High fructose corn syrup is simply a kind of corn sugar. It has the same number of calories as sugar and is handled the same by the body.
According to the American Dietetic Association, “high fructose corn syrup…is nutritionally equivalent to sucrose. Once absorbed into the blood stream, the two sweeteners are indistinguishable.”
It is a popular misconception that high fructose corn syrup is more ‘processed’ than sugar, fruit juice concentrate, or agave nectar production. In fact, they all go through remarkably similar production methods that aim to refine the raw botanical material into a robust and versatile sweetener that can be formulated into a wide range of foods and beverages.
Also note, high fructose corn syrup contains no artificial or synthetic ingredients or color additives and meets the U.S. Food and Drug Administration’s requirements for use of the term “natural.”
As many dietitians agree, all sugars should be consumed in moderation as part of a balanced lifestyle.

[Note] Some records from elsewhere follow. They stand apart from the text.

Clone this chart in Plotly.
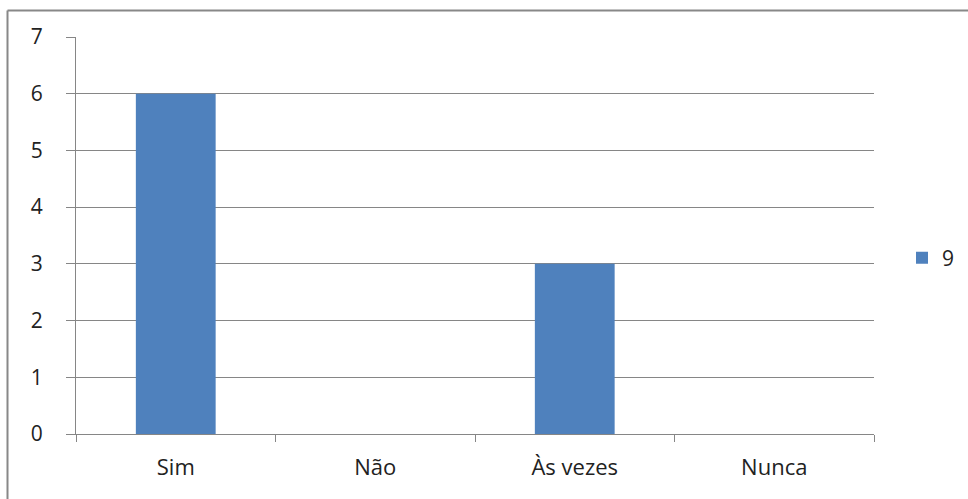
import plotly.graph_objects as go

categories = ["Sim", "Não", "Às vezes", "Nunca"]
values = [6, 0, 3, 0]
series_name = "9"
y_ticks = [0, 1, 2, 3, 4, 5, 6, 7]

W, H = 968, 499
L, R, T, B = 76, 94, 37, 65
pw, ph = W - L - R, H - T - B

def px_x(x):
    return (x - L) / pw

def px_y(y):
    return (H - B - y) / ph

fig = go.Figure()
fig.add_trace(go.Bar(x=categories, y=values, name=series_name,
                     marker=dict(color="#4F81BD", line=dict(width=0)),
                     showlegend=True))

font = dict(family="Open Sans, Noto Sans, sans-serif", size=21, color="#222222")
fig.update_layout(
    width=W, height=H,
    margin=dict(l=L, r=R, t=T, b=B, autoexpand=False),
    paper_bgcolor="white", plot_bgcolor="white",
    bargap=0.6,
    font=font,
    showlegend=True,
    legend=dict(x=px_x(902), y=px_y(258), xanchor="left", yanchor="middle",
                font=dict(size=21), bgcolor="rgba(0,0,0,0)", itemwidth=30),
    xaxis=dict(type="category", showgrid=False, showline=True, linecolor="#868686",
               linewidth=1, ticks="outside", tickson="boundaries", ticklen=7,
               tickcolor="#868686", ticklabelstandoff=14, tickfont=dict(size=22),
               automargin=False),
    yaxis=dict(range=[0, 7], tickvals=y_ticks, showgrid=True, gridcolor="#868686",
               gridwidth=1, showline=True, linecolor="#868686", linewidth=1,
               ticks="outside", ticklen=9, tickcolor="#868686", zeroline=False,
               ticklabelstandoff=19, automargin=False),
    shapes=[
        dict(type="line", xref="paper", yref="paper", x0=px_x(7.5), x1=px_x(W + 5),
             y0=px_y(10.5), y1=px_y(10.5), line=dict(color="#888888", width=2)),
        dict(type="line", xref="paper", yref="paper", x0=px_x(7.5), x1=px_x(7.5),
             y0=px_y(10.5), y1=px_y(H + 5), line=dict(color="#888888", width=2)),
    ],
)

fig.write_html("out.html")
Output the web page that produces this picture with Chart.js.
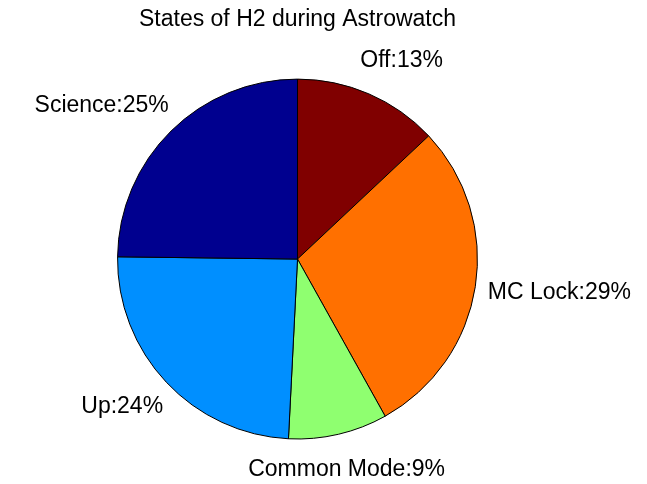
<!DOCTYPE html>
<html>
<head>
<meta charset="utf-8">
<script src="https://cdn.jsdelivr.net/npm/chart.js@4/dist/chart.umd.min.js"></script>
<style>
  html, body { margin: 0; padding: 0; background: #fff; }
  #wrap { width: 647px; height: 484px; }
</style>
</head>
<body>
<div id="wrap"><canvas id="pieChart"></canvas></div>
<script>
// slices, clockwise from 12 o'clock
const states = ['Off', 'MC Lock', 'Common Mode', 'Up', 'Science'];
const shares = [13.0, 28.9, 8.9, 24.4, 24.8];
const sliceColors = ['#800000', '#ff7000', '#8fff70', '#008fff', '#00008f'];

const FONT = '"Liberation Sans", Arial, Helvetica, sans-serif';

// MATLAB-like "Name:NN%" labels outside the pie
const pieLabels = {
    id: 'pieLabels',
    afterDatasetsDraw(chart) {
        const ctx = chart.ctx;
        const meta = chart.getDatasetMeta(0);
        const total = shares.reduce((a, b) => a + b, 0);
        ctx.save();
        ctx.font = '23px ' + FONT;
        ctx.fillStyle = '#000';
        ctx.textAlign = 'center';
        ctx.textBaseline = 'middle';
        meta.data.forEach((arc, i) => {
            const p = arc.getProps(['x', 'y', 'startAngle', 'endAngle', 'outerRadius'], true);
            const mid = (p.startAngle + p.endAngle) / 2;
            const pct = Math.round(shares[i] / total * 100) + '%';
            const text = states[i] + ':' + pct;
            const dx = Math.cos(mid), dy = Math.sin(mid);
            let x = p.x + 1.2 * p.outerRadius * dx;
            const y = p.y + 1.2 * p.outerRadius * dy;
            // push the longer label outwards by the extra width
            if (Math.abs(dx) > 0.3) {
                const extra = ctx.measureText(text).width - ctx.measureText(pct).width;
                x += Math.sign(dx) * extra / 2;
            }
            ctx.fillText(text, x, y);
        });
        ctx.restore();
    }
};

new Chart(document.getElementById('pieChart').getContext('2d'), {
    type: 'pie',
    data: {
        labels: states,
        datasets: [{
            data: shares,
            backgroundColor: sliceColors,
            borderColor: '#000',
            borderWidth: 1,
            hoverOffset: 0
        }]
    },
    options: {
        responsive: true,
        maintainAspectRatio: false,
        animation: false,
        events: [],
        layout: {
            padding: { left: 0, right: 52, top: 0, bottom: 44.5 }
        },
        plugins: {
            legend: { display: false },
            tooltip: { enabled: false },
            title: {
                display: true,
                text: 'States of H2 during Astrowatch',
                color: '#000',
                font: { family: FONT, size: 23, weight: 'normal' },
                padding: { top: 6, bottom: 45 }
            }
        }
    },
    plugins: [pieLabels]
});
</script>
</body>
</html>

Consumers can see the latest research and learn more about high fructose corn syrup at www.CornSugar.com.
Corn Refiners Association
In 1983, the U.S. Food and Drug Administration formally listed high fructose corn syrup as safe for use in food and reaffirmed that decision in 1996.
The American Medical Association stated that, “Because the composition of high fructose corn syrup and sucrose are so similar, particularly on absorption by the body, it appears unlikely that high fructose corn syrup contributes more to obesity or other conditions than sucrose.”